PERCEPTUAL AND LEXICAL FACTORS IN A CASE OF LETTER-BY-LETTER READING
Doriana Chialant and Alfonso Caramazza
COGNITIVE NEUROPSYCHOLOGY, 1998, 15 (1/2), 167- 201
We report the case of a letter-by-letter reader (MJ) who showed normal processing of single letters and who could normally access the orthographic input lexicon when presented with letter names for aural recognition, or when allowed enough time to process a visually presented letter string . However, MJ showed severe difficulties in simultaneously processing multiple letters and other simple visual stimuli.

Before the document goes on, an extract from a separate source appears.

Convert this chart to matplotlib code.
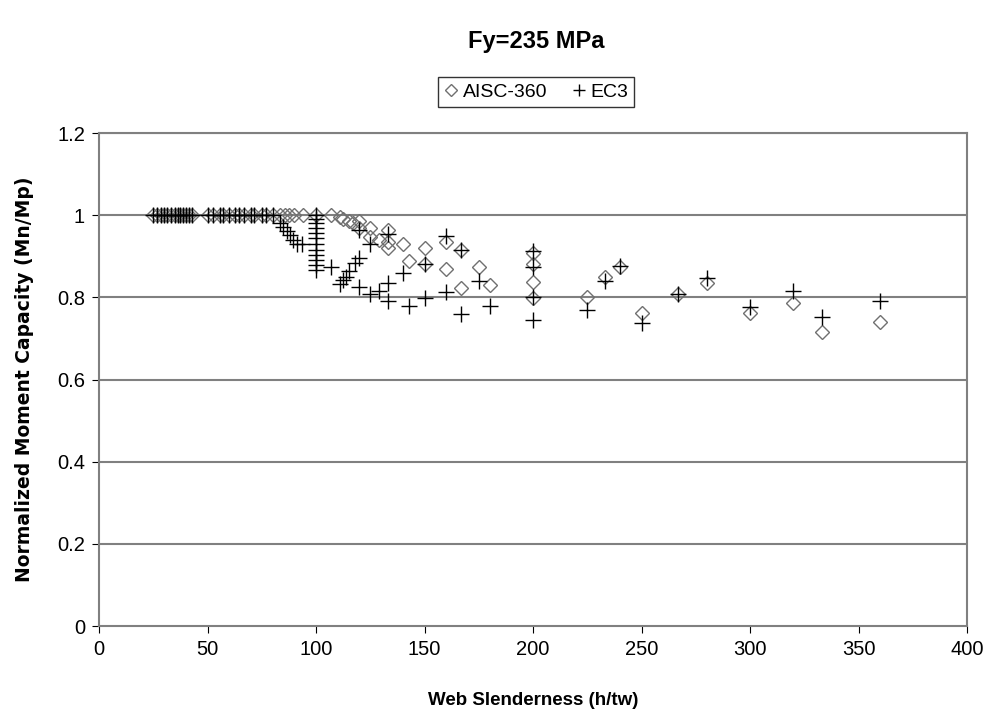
import numpy as np
import matplotlib.pyplot as plt

plt.rcParams['font.family'] = ['Liberation Sans', 'DejaVu Sans']

# AISC-360 Punkte (h/tw, Mn/Mp)
aisc_x = [25, 26.7, 28.6, 30, 31.3, 33.3, 35, 36.4, 37.5, 38.5, 40, 41.7, 43,
          50, 52.6, 55.6, 57.1, 60, 62.5, 64.3, 66.7, 70, 71.4, 75, 76.9,
          80, 83.3, 85.7, 87.5, 90, 94, 100, 107,
          111, 112.5, 115, 117, 120, 120, 125, 133.3, 125, 129, 133.3, 133.3,
          140, 150, 160, 166.7, 142.9, 150, 160, 175, 166.7, 180,
          200, 200, 200, 200, 225, 233.3, 240, 250, 266.7, 280, 300, 320, 333.3, 360]
aisc_y = [1.0] * 33 + [
          0.995, 0.99, 0.985, 0.98, 0.985, 0.97, 0.97, 0.965, 0.946, 0.94, 0.935, 0.92,
          0.93, 0.92, 0.935, 0.915, 0.888, 0.88, 0.87, 0.874, 0.822, 0.83,
          0.907, 0.88, 0.837, 0.798, 0.80, 0.85, 0.875, 0.762, 0.808, 0.835, 0.763, 0.787, 0.716, 0.74]

# EC3 Punkte
ec3_x = [25, 26.7, 28.6, 30, 31.3, 33.3, 35, 36.4, 37.5, 38.5, 40, 41.7, 43,
         50, 52.6, 55.6, 57.1, 60, 62.5, 64.3, 66.7, 70, 71.4, 75, 76.9, 80,
         83.4, 84.8, 86.6, 88, 89.4, 91.2, 93.5,
         100, 100, 100, 100, 100, 100, 100, 100, 100, 100, 100, 100,
         107, 111, 112.5, 113.6, 115, 118, 120, 120, 125, 129, 133.3, 133.3,
         140, 142.9, 150, 160, 166.7, 175, 180, 133.3, 125, 160, 166.7, 120, 150,
         200, 200, 200, 200, 225, 233.3, 240, 250, 266.7, 280, 300, 320, 333.3, 360]
ec3_y = [1.0] * 26 + [
         0.981, 0.971, 0.961, 0.951, 0.939, 0.929, 0.929,
         1.0, 0.99, 0.98, 0.969, 0.957, 0.945, 0.93, 0.915, 0.903, 0.891, 0.879, 0.867,
         0.874, 0.833, 0.842, 0.85, 0.864, 0.883, 0.895, 0.825, 0.808, 0.815, 0.836, 0.79,
         0.86, 0.78, 0.798, 0.813, 0.76, 0.84, 0.779, 0.953, 0.93, 0.95, 0.915, 0.965, 0.88,
         0.913, 0.873, 0.80, 0.745, 0.77, 0.84, 0.877, 0.738, 0.808, 0.847, 0.777, 0.816, 0.752, 0.792]

x_ticks = [0, 50, 100, 150, 200, 250, 300, 350, 400]
y_ticks = [0, 0.2, 0.4, 0.6, 0.8, 1, 1.2]
y_ticklabels = ['0', '0.2', '0.4', '0.6', '0.8', '1', '1.2']

fig = plt.figure(figsize=(9.96, 7.19), dpi=100)
ax = fig.add_axes([0.0994, 0.1293, 0.8715, 0.6857])

ax.plot(aisc_x, aisc_y, linestyle='none', marker='D', markersize=7.5,
        markerfacecolor='none', markeredgecolor='#707070', markeredgewidth=1.0,
        label='AISC-360')
ax.plot(ec3_x, ec3_y, linestyle='none', marker='+', markersize=11,
        color='black', markeredgewidth=1.0, label='EC3')

ax.set_xlim(0, 400)
ax.set_ylim(0, 1.2)
ax.set_xticks(x_ticks)
ax.set_yticks(y_ticks)
ax.set_yticklabels(y_ticklabels)
ax.tick_params(labelsize=14.5, direction='out', length=5, color='black', pad=5)

# horizontale Gitterlinien
for yv in y_ticks[1:]:
    ax.axhline(yv, color='#808080', linewidth=1.5, zorder=0)
for s in ax.spines.values():
    s.set_color('#808080')
    s.set_linewidth(1.5)

ax.set_xlabel('Web Slenderness (h/tw)', fontsize=13.5, fontweight='bold', labelpad=24)
ax.set_ylabel('Normalized Moment Capacity (Mn/Mp)', fontsize=13.5, fontweight='bold',
              family='DejaVu Sans', labelpad=17)

fig.text(0.538, 0.942, 'Fy=235 MPa', fontsize=17, fontweight='bold', ha='center', va='center')

leg = fig.legend(loc='center', bbox_to_anchor=(0.538, 0.872), ncol=2, fontsize=14,
                 frameon=True, fancybox=False, edgecolor='black', handlelength=0.8,
                 handletextpad=0.2, columnspacing=1.2, borderpad=0.3, markerscale=0.8)
leg.get_frame().set_linewidth(1.0)

plt.savefig('out.png', dpi=100)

Furthermore, she does not have normal access to lexical orthographic representations and their meanings when stimuli are presented for too brief a time to allow for serial processing of the letter string . We found no evidence of (partial) lexical or semantic access without corresponding recognition of the letters in a word: No signs of implicit reading were observed when the input stimuli were controlled for the relevant visual features; “implicit reading” was only obtained under conditions that allowed sophisticated guessing . This pattern of results is interpreted as indicating that LBL reading (at least in MJ) results from damage to prelexical processing mechanisms.
In MJ’s case, the deficit reflects the degraded transfer of information from a normal visual processing system in the right hemisphere to a normal language processing system in the left hemisphere.